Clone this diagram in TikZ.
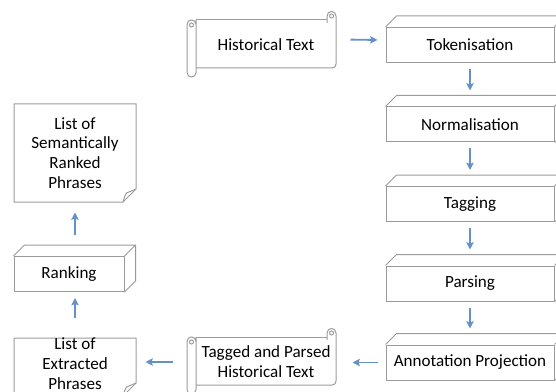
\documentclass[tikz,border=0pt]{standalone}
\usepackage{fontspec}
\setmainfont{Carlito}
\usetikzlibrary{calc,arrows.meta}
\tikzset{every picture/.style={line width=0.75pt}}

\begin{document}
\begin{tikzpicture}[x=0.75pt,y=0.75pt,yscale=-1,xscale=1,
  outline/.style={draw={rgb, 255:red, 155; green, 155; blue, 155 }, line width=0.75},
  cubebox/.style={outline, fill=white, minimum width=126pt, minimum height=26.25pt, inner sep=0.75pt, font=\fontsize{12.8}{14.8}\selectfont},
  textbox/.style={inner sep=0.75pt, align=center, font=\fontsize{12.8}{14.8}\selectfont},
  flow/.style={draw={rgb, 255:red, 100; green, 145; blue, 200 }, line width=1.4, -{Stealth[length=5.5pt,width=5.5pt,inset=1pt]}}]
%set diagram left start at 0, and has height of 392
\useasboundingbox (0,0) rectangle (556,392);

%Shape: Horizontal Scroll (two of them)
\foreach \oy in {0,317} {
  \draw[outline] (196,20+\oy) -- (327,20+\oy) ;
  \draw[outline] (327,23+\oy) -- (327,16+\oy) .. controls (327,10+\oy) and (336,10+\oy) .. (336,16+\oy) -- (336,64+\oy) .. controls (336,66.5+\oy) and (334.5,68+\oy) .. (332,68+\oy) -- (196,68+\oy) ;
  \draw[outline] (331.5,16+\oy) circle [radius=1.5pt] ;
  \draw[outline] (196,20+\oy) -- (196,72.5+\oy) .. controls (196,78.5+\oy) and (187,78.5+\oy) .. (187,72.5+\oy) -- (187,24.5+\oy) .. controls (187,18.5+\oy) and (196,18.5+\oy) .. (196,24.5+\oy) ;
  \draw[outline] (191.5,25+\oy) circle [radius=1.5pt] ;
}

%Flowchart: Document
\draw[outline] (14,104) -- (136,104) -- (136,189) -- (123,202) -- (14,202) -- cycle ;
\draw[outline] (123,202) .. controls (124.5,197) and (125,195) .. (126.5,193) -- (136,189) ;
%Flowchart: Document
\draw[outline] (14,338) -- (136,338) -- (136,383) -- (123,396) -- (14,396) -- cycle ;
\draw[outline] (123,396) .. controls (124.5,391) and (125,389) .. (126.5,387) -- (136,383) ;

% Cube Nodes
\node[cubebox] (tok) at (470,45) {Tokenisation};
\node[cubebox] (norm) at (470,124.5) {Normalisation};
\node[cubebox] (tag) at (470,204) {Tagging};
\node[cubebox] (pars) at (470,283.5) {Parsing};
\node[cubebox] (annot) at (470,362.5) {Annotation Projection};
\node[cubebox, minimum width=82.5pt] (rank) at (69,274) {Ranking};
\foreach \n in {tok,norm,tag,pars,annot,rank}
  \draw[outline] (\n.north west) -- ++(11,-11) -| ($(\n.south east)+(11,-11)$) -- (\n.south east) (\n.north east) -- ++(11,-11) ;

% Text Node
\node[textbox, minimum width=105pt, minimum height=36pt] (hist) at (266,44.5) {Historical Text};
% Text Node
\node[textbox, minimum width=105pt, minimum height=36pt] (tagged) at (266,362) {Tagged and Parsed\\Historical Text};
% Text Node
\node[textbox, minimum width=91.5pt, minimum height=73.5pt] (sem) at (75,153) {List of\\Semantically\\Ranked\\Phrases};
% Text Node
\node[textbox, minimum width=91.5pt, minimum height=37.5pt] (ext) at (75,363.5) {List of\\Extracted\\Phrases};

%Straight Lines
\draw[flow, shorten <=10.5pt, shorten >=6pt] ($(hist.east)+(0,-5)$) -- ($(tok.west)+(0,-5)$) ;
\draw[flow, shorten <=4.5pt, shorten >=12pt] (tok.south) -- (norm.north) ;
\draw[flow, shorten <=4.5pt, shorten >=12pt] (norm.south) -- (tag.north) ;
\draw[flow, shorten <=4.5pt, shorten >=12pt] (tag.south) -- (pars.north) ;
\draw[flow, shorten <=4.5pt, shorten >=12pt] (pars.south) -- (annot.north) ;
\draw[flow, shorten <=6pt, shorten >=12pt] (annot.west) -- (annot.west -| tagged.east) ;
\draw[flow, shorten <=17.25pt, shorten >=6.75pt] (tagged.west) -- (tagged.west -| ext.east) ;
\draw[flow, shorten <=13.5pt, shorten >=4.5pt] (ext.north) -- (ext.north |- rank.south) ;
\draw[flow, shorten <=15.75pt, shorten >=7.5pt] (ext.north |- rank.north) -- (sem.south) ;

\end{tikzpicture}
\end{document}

Stated problem: Each line of the data should be quoted exactly, with pictures left out.

Expected output:
Clone this diagram in TikZ.
\documentclass[tikz,border=0pt]{standalone}
\usepackage{fontspec}
\setmainfont{Carlito}
\usetikzlibrary{calc,arrows.meta}
\tikzset{every picture/.style={line width=0.75pt}}

\begin{document}
\begin{tikzpicture}[x=0.75pt,y=0.75pt,yscale=-1,xscale=1,
  outline/.style={draw={rgb, 255:red, 155; green, 155; blue, 155 }, line width=0.75},
  cubebox/.style={outline, fill=white, minimum width=126pt, minimum height=26.25pt, inner sep=0.75pt, font=\fontsize{12.8}{14.8}\selectfont},
  textbox/.style={inner sep=0.75pt, align=center, font=\fontsize{12.8}{14.8}\selectfont},
  flow/.style={draw={rgb, 255:red, 100; green, 145; blue, 200 }, line width=1.4, -{Stealth[length=5.5pt,width=5.5pt,inset=1pt]}}]
%set diagram left start at 0, and has height of 392
\useasboundingbox (0,0) rectangle (556,392);

%Shape: Horizontal Scroll (two of them)
\foreach \oy in {0,317} {
  \draw[outline] (196,20+\oy) -- (327,20+\oy) ;
  \draw[outline] (327,23+\oy) -- (327,16+\oy) .. controls (327,10+\oy) and (336,10+\oy) .. (336,16+\oy) -- (336,64+\oy) .. controls (336,66.5+\oy) and (334.5,68+\oy) .. (332,68+\oy) -- (196,68+\oy) ;
  \draw[outline] (331.5,16+\oy) circle [radius=1.5pt] ;
  \draw[outline] (196,20+\oy) -- (196,72.5+\oy) .. controls (196,78.5+\oy) and (187,78.5+\oy) .. (187,72.5+\oy) -- (187,24.5+\oy) .. controls (187,18.5+\oy) and (196,18.5+\oy) .. (196,24.5+\oy) ;
  \draw[outline] (191.5,25+\oy) circle [radius=1.5pt] ;
}

%Flowchart: Document
\draw[outline] (14,104) -- (136,104) -- (136,189) -- (123,202) -- (14,202) -- cycle ;
\draw[outline] (123,202) .. controls (124.5,197) and (125,195) .. (126.5,193) -- (136,189) ;
%Flowchart: Document
\draw[outline] (14,338) -- (136,338) -- (136,383) -- (123,396) -- (14,396) -- cycle ;
\draw[outline] (123,396) .. controls (124.5,391) and (125,389) .. (126.5,387) -- (136,383) ;

% Cube Nodes
\node[cubebox] (tok) at (470,45) {Tokenisation};
\node[cubebox] (norm) at (470,124.5) {Normalisation};
\node[cubebox] (tag) at (470,204) {Tagging};
\node[cubebox] (pars) at (470,283.5) {Parsing};
\node[cubebox] (annot) at (470,362.5) {Annotation Projection};
\node[cubebox, minimum width=82.5pt] (rank) at (69,274) {Ranking};
\foreach \n in {tok,norm,tag,pars,annot,rank}
  \draw[outline] (\n.north west) -- ++(11,-11) -| ($(\n.south east)+(11,-11)$) -- (\n.south east) (\n.north east) -- ++(11,-11) ;

% Text Node
\node[textbox, minimum width=105pt, minimum height=36pt] (hist) at (266,44.5) {Historical Text};
% Text Node
\node[textbox, minimum width=105pt, minimum height=36pt] (tagged) at (266,362) {Tagged and Parsed\\Historical Text};
% Text Node
\node[textbox, minimum width=91.5pt, minimum height=73.5pt] (sem) at (75,153) {List of\\Semantically\\Ranked\\Phrases};
% Text Node
\node[textbox, minimum width=91.5pt, minimum height=37.5pt] (ext) at (75,363.5) {List of\\Extracted\\Phrases};

%Straight Lines
\draw[flow, shorten <=10.5pt, shorten >=6pt] ($(hist.east)+(0,-5)$) -- ($(tok.west)+(0,-5)$) ;
\draw[flow, shorten <=4.5pt, shorten >=12pt] (tok.south) -- (norm.north) ;
\draw[flow, shorten <=4.5pt, shorten >=12pt] (norm.south) -- (tag.north) ;
\draw[flow, shorten <=4.5pt, shorten >=12pt] (tag.south) -- (pars.north) ;
\draw[flow, shorten <=4.5pt, shorten >=12pt] (pars.south) -- (annot.north) ;
\draw[flow, shorten <=6pt, shorten >=12pt] (annot.west) -- (annot.west -| tagged.east) ;
\draw[flow, shorten <=17.25pt, shorten >=6.75pt] (tagged.west) -- (tagged.west -| ext.east) ;
\draw[flow, shorten <=13.5pt, shorten >=4.5pt] (ext.north) -- (ext.north |- rank.south) ;
\draw[flow, shorten <=15.75pt, shorten >=7.5pt] (ext.north |- rank.north) -- (sem.south) ;

\end{tikzpicture}
\end{document}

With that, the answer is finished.